Qual o papel da arte na sociedade? Já se perguntaram isso hoje? Em tempos de isolamento (para aqueles poucos conscientes que o praticam), experimentem perguntar ao Sr. Google. Eu o fiz e, para minha surpresa, a primeira resposta que li foi algo mais ou menos assim: “A arte tem papel importante na sociedade para ressignificar e reciclar objetos que seriam descartados, reduzindo o acúmulo de lixo em nosso planeta.” Que curioso pensar na arte nesse papel de reciclagem. Então se de pronto tomássemos essa consulta nada profunda e pensássemos que artistas reciclam, como isso poderia dialogar com os tempos pandêmicos? O que temos a “reciclar”?
A realidade tem se apresentado como uma sucessão de choques e violências que sequer imaginaríamos passar. Os artistas, sem personificar a imagem de um em detrimento de outro, viveram bárbaros momentos que a história nos conta, atravessando gerações de guerras, mortes, pandemias, corrupção, ditadura, entre outras mazelas causadas pelo homem e tão somente por ele. Diante disso, vivemos um momento que nos coloca diante da experiência real construída, não mais imaginada a partir de literaturas, sobre o que fazer com tanta dor e com tudo o que nos atravessa cotidianamente.
Recentemente pude ver uma artista utilizando-se das redes sociais para hostilizar um posicionamento de outros artistas sobre a possibilidade de continuar “reciclando” as emoções e refletindo, através de uma obra de arte, as nossas possibilidades de existência e de humanidade.
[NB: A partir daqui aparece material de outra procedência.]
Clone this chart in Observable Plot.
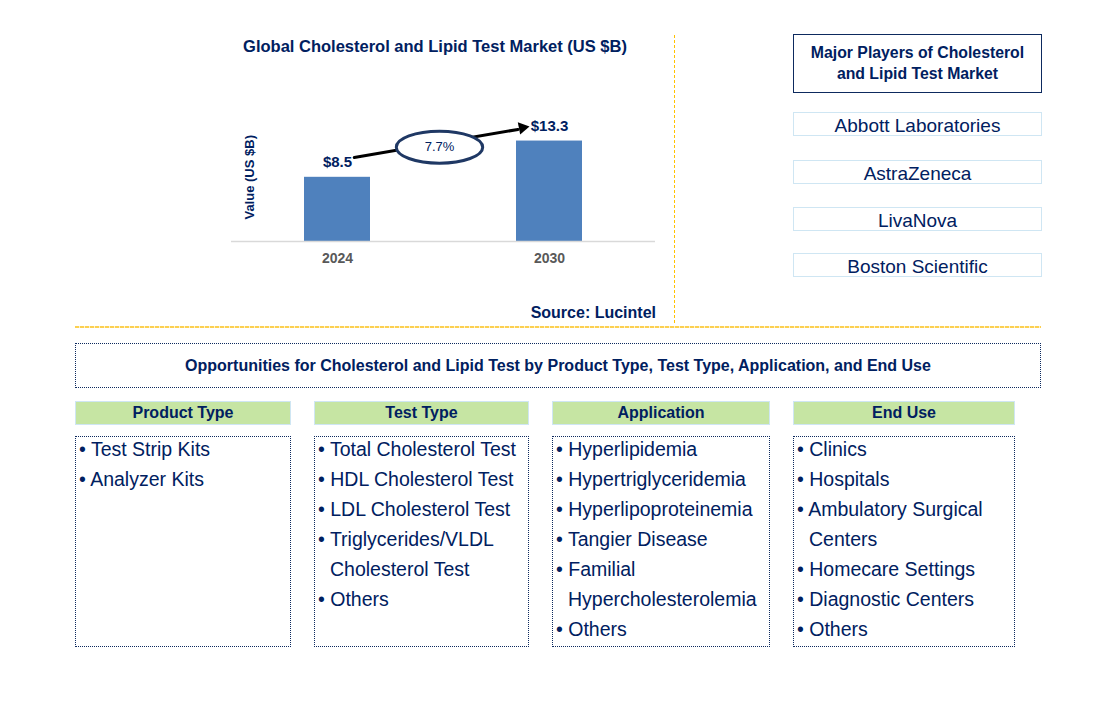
<!DOCTYPE html>
<html><head><meta charset="utf-8">
<script src="https://cdn.jsdelivr.net/npm/d3@7"></script>
<script src="https://cdn.jsdelivr.net/npm/@observablehq/plot@0.6"></script>
<style>
body{margin:0;background:#fff;font-family:"Liberation Sans",Arial,sans-serif;color:#002060;}
#page{position:relative;width:1106px;height:703px;overflow:hidden;background:#fff;}
.abs{position:absolute;box-sizing:border-box;}
.title{left:185px;top:37px;width:500px;text-align:center;font-weight:bold;font-size:16.5px;}
.vline{left:674px;top:35px;height:288px;width:1px;background:repeating-linear-gradient(to bottom,#ffc000 0 3px,transparent 3px 5px);}
.hline{left:75px;top:326px;width:966px;height:2px;background:repeating-linear-gradient(to right,#fcd050 0 4px,#fff3cf 4px 5px);}
.source{left:436px;top:304px;width:220px;text-align:right;font-weight:bold;font-size:16px;}
.mp{left:793px;top:34px;width:249px;height:59px;border:1.5px solid #0d2a5e;text-align:center;font-weight:bold;font-size:15.8px;line-height:21px;padding-top:7px;}
.player{left:793px;width:249px;height:24px;border:1.3px solid #cfe6f3;text-align:center;font-size:19px;line-height:25px;}
.opp{left:75px;top:343px;width:966px;height:45px;border:1.2px dotted #0d2a5e;text-align:center;font-weight:bold;font-size:16px;line-height:43px;}
.hdr{top:401px;height:24px;background:#c6e5a3;border:1.3px solid #cfe6f3;text-align:center;font-weight:bold;font-size:16px;line-height:21px;}
.box{top:436px;height:211px;border:1.2px dotted #0d2a5e;padding:0 0 0 3px;font-size:19.5px;line-height:30px;}
.box div{position:relative;top:-3px;padding-left:12px;text-indent:-12px;}
</style></head>
<body><div id="page"></div>
<script>
// ---- data ----
const years = ["2024", "2030"];
const marketValues = [8.5, 13.3];
const valueLabels = ["$8.5", "$13.3"];
const cagrLabel = "7.7%";
const chartTitle = "Global Cholesterol and Lipid Test Market (US $B)";
const yLabel = "Value (US $B)";
const sourceText = "Source: Lucintel";
const playersTitle = "Major Players of Cholesterol<br>and Lipid Test Market";
const players = ["Abbott Laboratories", "AstraZeneca", "LivaNova", "Boston Scientific"];
const oppTitle = "Opportunities for Cholesterol and Lipid Test by Product Type, Test Type, Application, and End Use";
const segments = ["Product Type", "Test Type", "Application", "End Use"];
const productTypeItems = ["Test Strip Kits", "Analyzer Kits"];
const testTypeItems = ["Total Cholesterol Test", "HDL Cholesterol Test", "LDL Cholesterol Test", "Triglycerides/VLDL Cholesterol Test", "Others"];
const applicationItems = ["Hyperlipidemia", "Hypertriglyceridemia", "Hyperlipoproteinemia", "Tangier Disease", "Familial Hypercholesterolemia", "Others"];
const endUseItems = ["Clinics", "Hospitals", "Ambulatory Surgical Centers", "Homecare Settings", "Diagnostic Centers", "Others"];

const navy = "#002060";
const page = document.getElementById("page");
function add(cls, html, style) {
  const d = document.createElement("div");
  d.className = "abs " + cls;
  if (html != null) d.innerHTML = html;
  if (style) Object.assign(d.style, style);
  page.appendChild(d);
  return d;
}

// ---- chart ----
const data = years.map((y, i) => ({year: y, value: marketValues[i], label: valueLabels[i]}));
const ellipse = {
  draw(ctx, size) {
    const r = Math.sqrt(size / Math.PI), rx = r * 2.7, ry = r, k = 0.5523;
    ctx.moveTo(rx, 0);
    ctx.bezierCurveTo(rx, ry * k, rx * k, ry, 0, ry);
    ctx.bezierCurveTo(-rx * k, ry, -rx, ry * k, -rx, 0);
    ctx.bezierCurveTo(-rx, -ry * k, -rx * k, -ry, 0, -ry);
    ctx.bezierCurveTo(rx * k, -ry, rx, -ry * k, rx, 0);
    ctx.closePath();
  }
};
const mid = (marketValues[0] + marketValues[1]) / 2;
const chart = Plot.plot({
  width: 450, height: 190,
  marginLeft: 11, marginRight: 15, marginTop: 22.6, marginBottom: 39,
  style: {fontFamily: "Liberation Sans, Arial, sans-serif", overflow: "visible", background: "transparent"},
  x: {domain: years, paddingInner: 0.689, paddingOuter: 0.344, label: null},
  y: {domain: [0, 17], axis: null},
  marks: [
    Plot.barY(data, {x: "year", y: "value", fill: "#4f81bd"}),
    Plot.ruleY([0], {stroke: "#d9d9d9", strokeWidth: 1.3}),
    Plot.axisX({tickSize: 0, tickPadding: 12, fontSize: 14, fontWeight: "bold", fill: "#595959", label: null}),
    Plot.text([yLabel], {frameAnchor: "left", rotate: -90, dx: 18, textAnchor: "middle", fontWeight: "bold", fontSize: 13, fill: navy}),
    Plot.text(data, {x: "year", y: "value", text: "label", dy: -15, fontWeight: "bold", fontSize: 15, fill: navy}),
    Plot.arrow([0], {x1: () => years[0], y1: () => marketValues[0], x2: () => years[1], y2: () => marketValues[1],
      dy: -17, insetStart: 17, insetEnd: 32, stroke: "#000", strokeWidth: 3, headLength: 0}),
    Plot.dot([0], {x: () => years[1], y: () => marketValues[1], dx: -27, dy: -13.3, symbol: "triangle", r: 4.6, rotate: 79, fill: "#000", stroke: "none"}),
    Plot.dot([cagrLabel], {y: () => mid, frameAnchor: "middle", dx: -4, dy: -12, symbol: ellipse, r: 16, fill: "#fff", stroke: "#1f3864", strokeWidth: 3}),
    Plot.text([cagrLabel], {y: () => mid, frameAnchor: "middle", dx: -4, dy: -12, text: d => d, fontSize: 13, fill: navy})
  ]
});
const holder = add("", null, {left: "220px", top: "90px"});
holder.appendChild(chart);

add("title", chartTitle);
add("vline");
add("hline");
add("source", sourceText);
add("mp", playersTitle);
const playerTops = [112, 160, 207, 253];
players.forEach((p, i) => add("player", p, {top: playerTops[i] + "px"}));
add("opp", oppTitle);
const lefts = [75, 314, 552, 793], widths = [216, 215, 218, 222];
const lists = [productTypeItems, testTypeItems, applicationItems, endUseItems];
segments.forEach((s, i) => {
  add("hdr", s, {left: lefts[i] + "px", width: widths[i] + "px"});
  const b = add("box", null, {left: lefts[i] + "px", width: widths[i] + "px"});
  lists[i].forEach(it => { const d = document.createElement("div"); d.textContent = "• " + it; b.appendChild(d); });
});
</script></body></html>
Ora, então quer dizer que um artista pode somente falar quando lhe for perguntado? Ou ainda, cabe a alguém determinar onde e como a arte existirá? Além das violências que temos lidado há anos, o desmantelamento do aparelho público da cultura, a ausência de políticas públicas que deem conta da subsistência da vida em tempos de morte, ainda precisamos que haja uma autorização àquilo que é a única coisa que ainda temos sem que nos tomem: a criação?
É possível uma mediação entre esses campos por onde passamos. O que temos da Guerra do Vietnã, para além dos relatos de dores que todos acessamos, são as imagens dispostas no Museu de Memórias da Guerra para que lembremos desse horror e a humanidade não permita decair em tão baixo nível novamente. A propósito, uma imagem emblemática desse nefasto acontecimento é uma fotografia, ganhadora do Prêmio Pulitzer, por exemplo. Ora, imaginemos nós que alguém tivesse dito que aquele não era o momento, que presenciar o horror não poderia servir como lugar de registro, tampouco de compartilhamento? Como poderíamos impedir que o olhar sensível de quem está diante de algo possa evitar o ato criativo? É preciso empenhar mais esforços que afastem o artista criador do seu ofício, tão diminuído nesse país contraditório e omisso?
Acredito que é preciso lutar, com as formas possíveis, pela manutenção da vida. Pela capacidade de nos afetarmos mutuamente e positivamente. Que seja bem vinda toda manifestação de sensibilidade e que possamos construir novas pontes a partir da experiência sórdida que nos trouxe até aqui. Ainda estamos lutando para sobreviver e essa sobrevivência é física, moral e artística. Menos julgamento e mais apoio pode ser um caminho favorável ao exercício contínuo de algo que temos perdido completamente: a noção de humanidade e a possibilidade real de construção de afetos mútuos.